Recurring characters in this episode include glee club members Wade "Unique" Adams (Alex Newell), Marley Rose (Melissa Benoist), Jake Puckerman (Jacob Artist), Kitty Wilde (Becca Tobin) and Ryder Lynn (Blake Jenner), and NYADA junior Brody Weston (Dean Geyer).

Seven songs from the episode are being released as singles: Barry Manilow's "Copacabana" performed by Overstreet, Radiohead's "Creep" performed by Michele and Geyer, Bobby Brown's "My Prerogative" performed by Artist, Phil Collins's "Against All Odds (Take a Look at Me Now)" sung by Criss, Wham!'s "Wake Me Up Before You Go-Go" performed by Criss and Overstreet, Spice Girls' "Wannabe" performed by Newell, Benoist, Tobin, Ushkowitz and Morris, and ABBA's "Mamma Mia" performed by Michele, Rivera, Colfer and New Directions.

==Reception==

===Ratings===
The episode was watched by 5.91 million American viewers and garnering a 2.0/6 rating/share among adults 18-49. The show placed second in its timeslot, behind Grey's Anatomy. This episode tied in 18-49 ratings from the previous episode "Feud," but this episode saw an increase in viewers.

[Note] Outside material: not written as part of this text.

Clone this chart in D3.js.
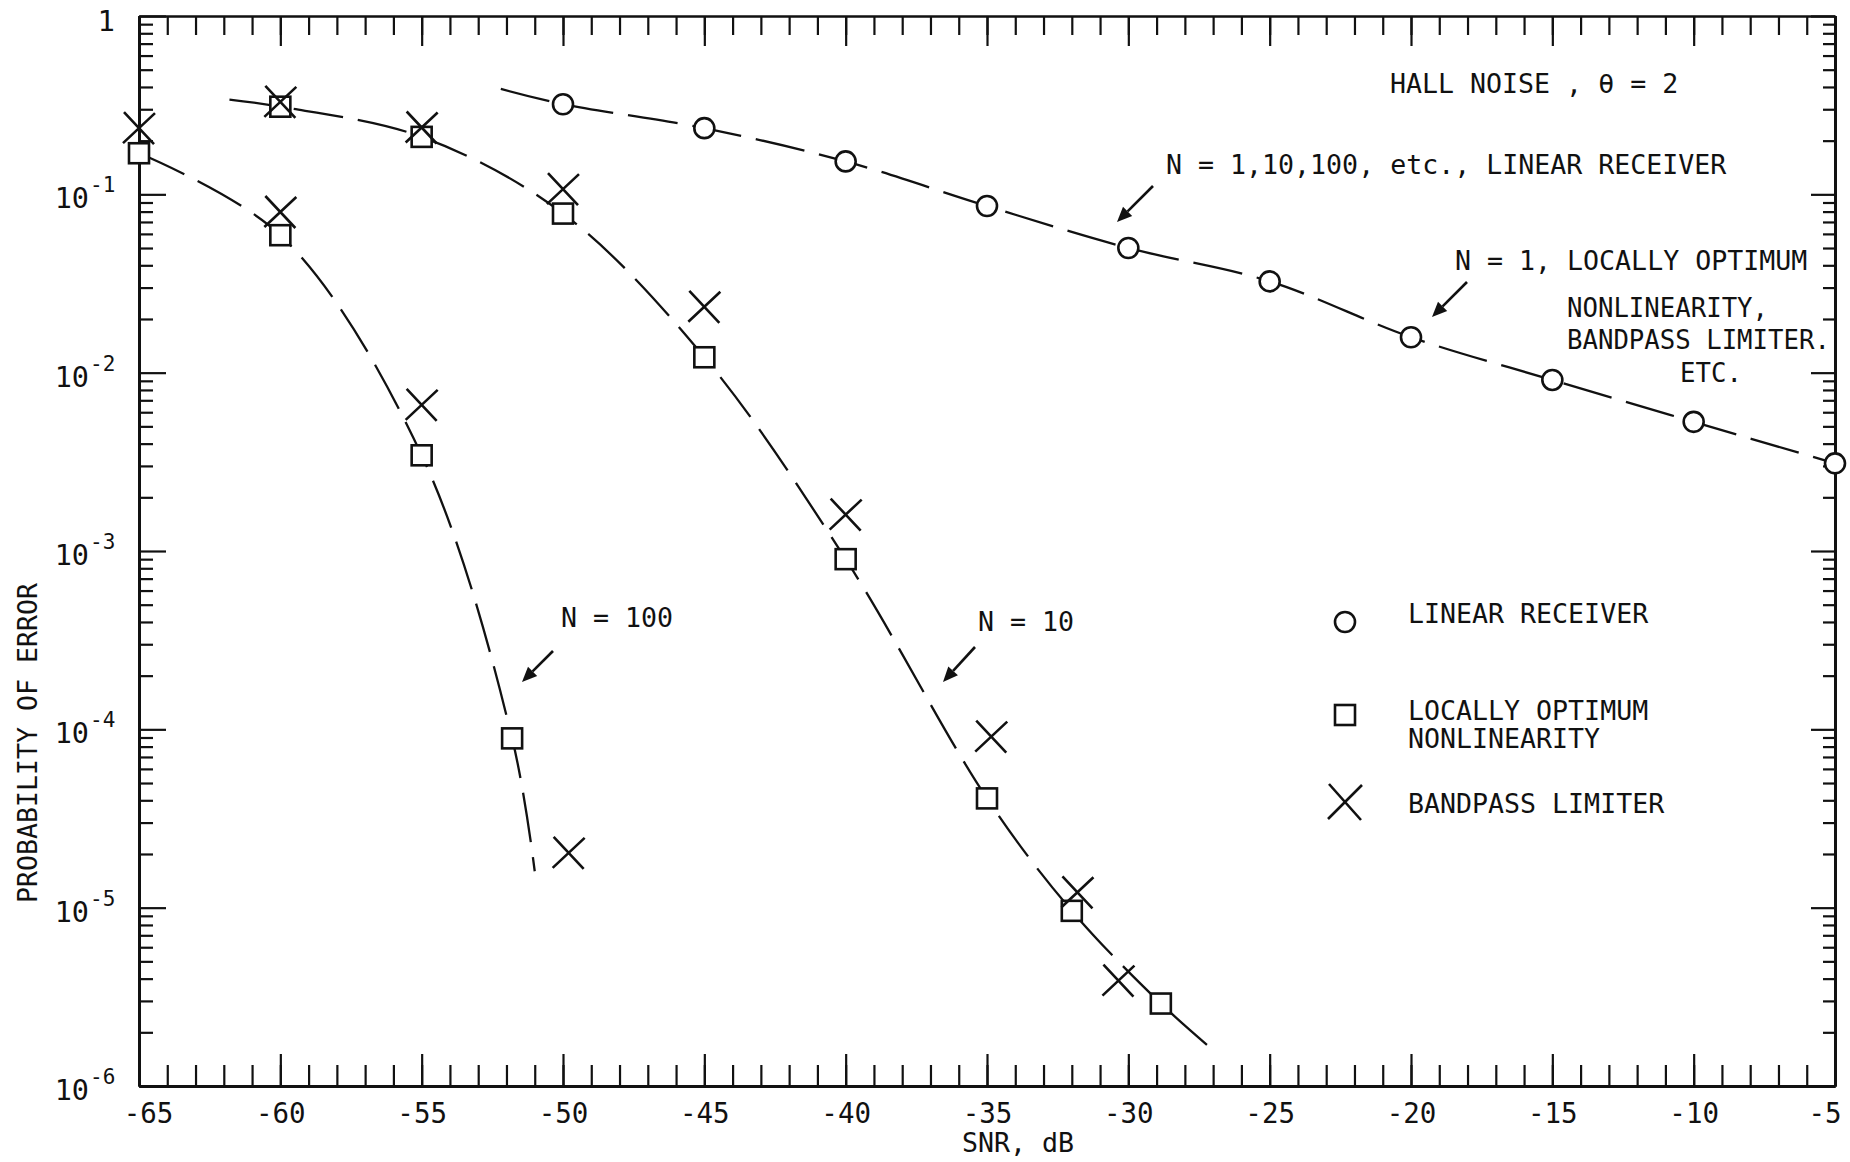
<!DOCTYPE html>
<html><head><meta charset="utf-8">
<script src="https://cdn.jsdelivr.net/npm/d3@7"></script>
<style>
html,body{margin:0;padding:0;background:#fff;}
svg{display:block;background:#fff;}
text{font-family:"DejaVu Sans Mono",monospace;fill:#111;}
</style></head><body>
<svg id="chart" width="1850" height="1162"></svg>
<script>
// ---------------- DATA ----------------
const xMajorTicks = [-65,-60,-55,-50,-45,-40,-35,-30,-25,-20,-15,-10,-5];
const xTickLabels = ["-65","-60","-55","-50","-45","-40","-35","-30","-25","-20","-15","-10","-5"];
const yDecades = [1,1e-1,1e-2,1e-3,1e-4,1e-5,1e-6];
const yTickBase = ["1","10","10","10","10","10","10"];
const yTickSup  = ["","-1","-2","-3","-4","-5","-6"];
const yMinorMultipliers = [2,3,4,5,6,7,8,9];

// Linear receiver (N = 1, 10, 100 ...) – circles
const linSnr = [-50,-45,-40,-35,-30,-25,-20,-15,-10,-5];
const linPe  = [0.32,0.235,0.153,0.086,0.050,0.0325,0.0158,0.0091,0.0053,0.0031];
const linCurveSnr = [-52.2,-50,-45,-40,-35,-30,-25,-20,-15,-10,-5];
const linCurvePe  = [0.39,0.32,0.235,0.153,0.086,0.050,0.0325,0.0158,0.0091,0.0053,0.0031];

// N = 10
const n10LoSnr = [-60,-55,-50,-45,-40,-35,-32,-28.85];
const n10LoPe  = [0.31,0.21,0.078,0.0122,9.0e-4,4.1e-5,9.6e-6,2.9e-6];
const n10BlSnr = [-60,-55,-50,-45,-40,-34.85,-31.8,-30.35];
const n10BlPe  = [0.33,0.237,0.107,0.0234,1.6e-3,9.1e-5,1.22e-5,3.9e-6];
const n10CurveSnr = [-61.8,-60,-55,-50,-45,-40,-35,-32,-28.85,-27.1];
const n10CurvePe  = [0.34,0.31,0.21,0.078,0.0122,9.0e-4,4.1e-5,9.6e-6,2.9e-6,1.64e-6];

// N = 100
const n100LoSnr = [-65,-60,-55,-51.8];
const n100LoPe  = [0.17,0.059,3.44e-3,8.9e-5];
const n100BlSnr = [-65,-60,-55,-49.8];
const n100BlPe  = [0.235,0.0796,6.6e-3,2.03e-5];
const n100CurveSnr = [-65,-60,-55,-51.8,-51.0];
const n100CurvePe  = [0.17,0.059,3.44e-3,8.9e-5,1.6e-5];

const legendLabels = [["LINEAR RECEIVER"],["LOCALLY OPTIMUM","NONLINEARITY"],["BANDPASS LIMITER"]];

// ---------------- DRAW ----------------
const svg = d3.select("#chart");
const INK = "#111";
const FS = 26.6;
const x = d3.scaleLinear().domain([-65,-5]).range([139,1835]);
const y = d3.scaleLog().domain([1,1e-6]).range([16,1086]);

const xMinorTicks = d3.range(-65,-4,1);
const yMinorTicks = [];
yDecades.slice(1).forEach(d => yMinorMultipliers.forEach(m => yMinorTicks.push(m*d)));

function styleAxis(g, domainW){
  g.attr("font-family",null).attr("font-size",null);
  g.select(".domain").attr("stroke",INK).attr("stroke-width",domainW);
  g.selectAll(".tick line").attr("stroke",INK).attr("stroke-width",2.2);
}
// bottom
svg.append("g").attr("transform","translate(0,1086)")
  .call(d3.axisBottom(x).tickValues(xMinorTicks).tickSizeInner(-21).tickSizeOuter(0).tickFormat(""))
  .call(g=>styleAxis(g,2.8));
svg.append("g").attr("transform","translate(0,1086)")
  .call(d3.axisBottom(x).tickValues(xMajorTicks).tickSizeInner(-32).tickSizeOuter(0).tickPadding(17)
        .tickFormat((d,i)=>xTickLabels[i]))
  .call(g=>styleAxis(g,2.8))
  .call(g=>{
    const t = g.selectAll(".tick text").attr("font-size",27.5).attr("fill",INK)
        .attr("font-family","DejaVu Sans Mono");
    t.filter((d,i)=>i===0).attr("x",9);
    t.filter((d,i)=>i===xMajorTicks.length-1).attr("text-anchor","end").attr("x",6);
  });
// top
svg.append("g").attr("transform","translate(0,16)")
  .call(d3.axisTop(x).tickValues(xMinorTicks).tickSizeInner(-19).tickSizeOuter(0).tickFormat(""))
  .call(g=>styleAxis(g,2.2));
svg.append("g").attr("transform","translate(0,16)")
  .call(d3.axisTop(x).tickValues(xMajorTicks).tickSizeInner(-30).tickSizeOuter(0).tickFormat(""))
  .call(g=>styleAxis(g,2.2));
// left
svg.append("g").attr("transform","translate(139,0)")
  .call(d3.axisLeft(y).tickValues(yMinorTicks).tickSizeInner(-14).tickSizeOuter(0).tickFormat(""))
  .call(g=>styleAxis(g,3));
svg.append("g").attr("transform","translate(139,0)")
  .call(d3.axisLeft(y).tickValues(yDecades).tickSizeInner(-27).tickSizeOuter(0).tickFormat(""))
  .call(g=>styleAxis(g,3));
// right
svg.append("g").attr("transform","translate(1835,0)")
  .call(d3.axisRight(y).tickValues(yMinorTicks).tickSizeInner(-12).tickSizeOuter(0).tickFormat(""))
  .call(g=>styleAxis(g,3));
svg.append("g").attr("transform","translate(1835,0)")
  .call(d3.axisRight(y).tickValues(yDecades).tickSizeInner(-24).tickSizeOuter(0).tickFormat(""))
  .call(g=>styleAxis(g,3));

// y labels with superscripts
yDecades.forEach((v,i)=>{
  const yy = y(v);
  if (yTickSup[i] === "") {
    svg.append("text").attr("x",115).attr("y",yy+15).attr("text-anchor","end")
      .attr("font-size",29).text(yTickBase[i]);
  } else {
    svg.append("text").attr("x",89).attr("y",yy+14).attr("text-anchor","end")
      .attr("font-size",28.5).text(yTickBase[i]);
    svg.append("text").attr("x",90).attr("y",yy-2).attr("text-anchor","start")
      .attr("font-size",21).text(yTickSup[i]);
  }
});

// axis titles
svg.append("text").attr("x",962).attr("y",1152).attr("font-size",FS).text("SNR, dB");
svg.append("text").attr("transform","translate(37,743) rotate(-90)").attr("text-anchor","middle")
  .attr("font-size",FS).text("PROBABILITY OF ERROR");

// curves
const line = d3.line().x(d=>x(d[0])).y(d=>y(d[1])).curve(d3.curveCatmullRom.alpha(0.5));
function curve(snr, pe){
  svg.append("path").datum(snr.map((s,i)=>[s,pe[i]])).attr("d",line)
    .attr("fill","none").attr("stroke",INK).attr("stroke-width",2.3)
    .attr("stroke-dasharray","50,15");
}
curve(linCurveSnr, linCurvePe);
curve(n10CurveSnr, n10CurvePe);
curve(n100CurveSnr, n100CurvePe);

// markers
const MS = 10;
function circles(snr, pe){
  svg.append("g").selectAll("circle").data(snr.map((s,i)=>[s,pe[i]])).join("circle")
    .attr("cx",d=>x(d[0])).attr("cy",d=>y(d[1])).attr("r",MS)
    .attr("fill","#fff").attr("stroke",INK).attr("stroke-width",2.6);
}
function squares(snr, pe){
  svg.append("g").selectAll("rect").data(snr.map((s,i)=>[s,pe[i]])).join("rect")
    .attr("x",d=>x(d[0])-MS).attr("y",d=>y(d[1])-MS).attr("width",2*MS).attr("height",2*MS)
    .attr("fill","#fff").attr("stroke",INK).attr("stroke-width",2.6);
}
function crosses(snr, pe){
  const g = svg.append("g");
  snr.forEach((s,i)=>{
    const cx = x(s), cy = y(pe[i]);
    g.append("path").attr("d",`M${cx-15},${cy-16}L${cx+15},${cy+16}M${cx+16},${cy-15}L${cx-16},${cy+15}`)
      .attr("stroke",INK).attr("stroke-width",2.6).attr("fill","none");
  });
}
circles(linSnr, linPe);
squares(n10LoSnr, n10LoPe);
squares(n100LoSnr, n100LoPe);
crosses(n10BlSnr, n10BlPe);
crosses(n100BlSnr, n100BlPe);

// annotations
function txt(t, xx, yy, fs){ svg.append("text").attr("x",xx).attr("y",yy).attr("font-size",fs||FS).text(t); }
txt("HALL NOISE , θ = 2", 1390, 93);
txt("N = 1,10,100, etc., LINEAR RECEIVER", 1166, 174);
txt("N = 1, LOCALLY OPTIMUM", 1455, 270);
txt("NONLINEARITY,", 1567, 317, 25.7);
txt("BANDPASS LIMITER.", 1567, 349, 25.7);
txt("ETC.", 1680, 382, 25.7);
txt("N = 100", 561, 627);
txt("N = 10", 978, 631);

// arrows
function arrow(x1,y1,x2,y2){
  const a = Math.atan2(y2-y1,x2-x1), L=15, W=6.5;
  const bx = x2 - L*Math.cos(a), by = y2 - L*Math.sin(a);
  svg.append("line").attr("x1",x1).attr("y1",y1).attr("x2",bx).attr("y2",by)
    .attr("stroke",INK).attr("stroke-width",2.6);
  svg.append("path").attr("d",`M${x2},${y2}L${bx+W*Math.sin(a)},${by-W*Math.cos(a)}L${bx-W*Math.sin(a)},${by+W*Math.cos(a)}Z`)
    .attr("fill",INK);
}
arrow(1153,186,1117,222);
arrow(1467,282,1432,317);
arrow(553,651,522,682);
arrow(975,647,943,682);

// legend
const lgX = 1345, lgT = 1408;
svg.append("circle").attr("cx",lgX).attr("cy",622).attr("r",MS)
  .attr("fill","#fff").attr("stroke",INK).attr("stroke-width",2.6);
txt(legendLabels[0][0], lgT, 623);
svg.append("rect").attr("x",lgX-MS).attr("y",715-MS).attr("width",2*MS).attr("height",2*MS)
  .attr("fill","#fff").attr("stroke",INK).attr("stroke-width",2.6);
txt(legendLabels[1][0], lgT, 720);
txt(legendLabels[1][1], lgT, 748);
svg.append("path").attr("d",`M${lgX-16},${802-18}L${lgX+16},${802+18}M${lgX+17},${802-17}L${lgX-17},${802+17}`)
  .attr("stroke",INK).attr("stroke-width",2.6);
txt(legendLabels[2][0], lgT, 813);
</script>
</body></html>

Via DVR, the episode was watched by 2.42 million viewers with a 1.5 rating, bringing the total to 8.33 million viewers and a 3.1 rating.

===Critical reception===
The episode received mainly positive reviews from critics. Lesley Goldberg of The Hollywood Reporter gave the episode a positive review, complimenting the Radiohead cover, calling it "solid," and also saying the episode "set the stage for the final five episodes of the season." Jennifer Broadwater of The Baltimore Sun also complimented the Radiohead cover, calling it "probably my favorite song of the show."

Tierney Bricker of E! Online called the breakup of Rachel and Brody one of Thursday's "Best TV Moments."

MaryAnn Sleasman of TV.com gave the episode a positive review, saying it "was a solid episode to leave us with while the show goes off on a mini-hiatus. We got some Fondue for Two and a few solid performances and some drama that actually kind of made sense except for Rachel swooning over Finn punching Brody in the face." She also called the theme of the week "a strong one and by keeping it in sight at all times, Glee remained on the straight and narrow of decent storytelling. That, and guilty pleasures are just inherently fun. Occasionally mortifying. But fun."

One of few negative reviews of the episode came from Daniel Sperling of Vulture, saying "We've had silly Glee before. For instance, the superhero episode earlier this season was goofy and tongue-in-cheek enough for us to get into. But for whatever reason, it's all too much this time." He also gave a mixed review to the Chris Brown subplot, saying "The debate among the characters is a mature one with reasonable arguments being made all round. But on the other hand, it doesn't feel right for Glee to use a very delicate and troubling situation involving a real-life domestic violence case for shock value. Note how Jake's plan to cover Brown is discovered right before an ad break and jars severely with the rest of the light and fluffy episode." He also called Rachel and Brody's breakup "the most substantial development of the episode, and we can't help but mourn the lack of other good story stuff." Rae Votta of Billboard said "This episode tastes great, but did we learn anything we needed to learn to get to a satisfying thematic end for the season? Not really, at least in Lima. At least in New York Rachel finally feels ready to shake off the weirdness of being a fish out of water and clinging to both the old and the shiny new and in turn focus on her own singular triumphs. For the growing kids in Ohio this was an adult-less episode, and left to run amuck in Ohio even with the best of intentions, the group didn't do much pat each other on the back and eliminate 99 percent of any lingering drama."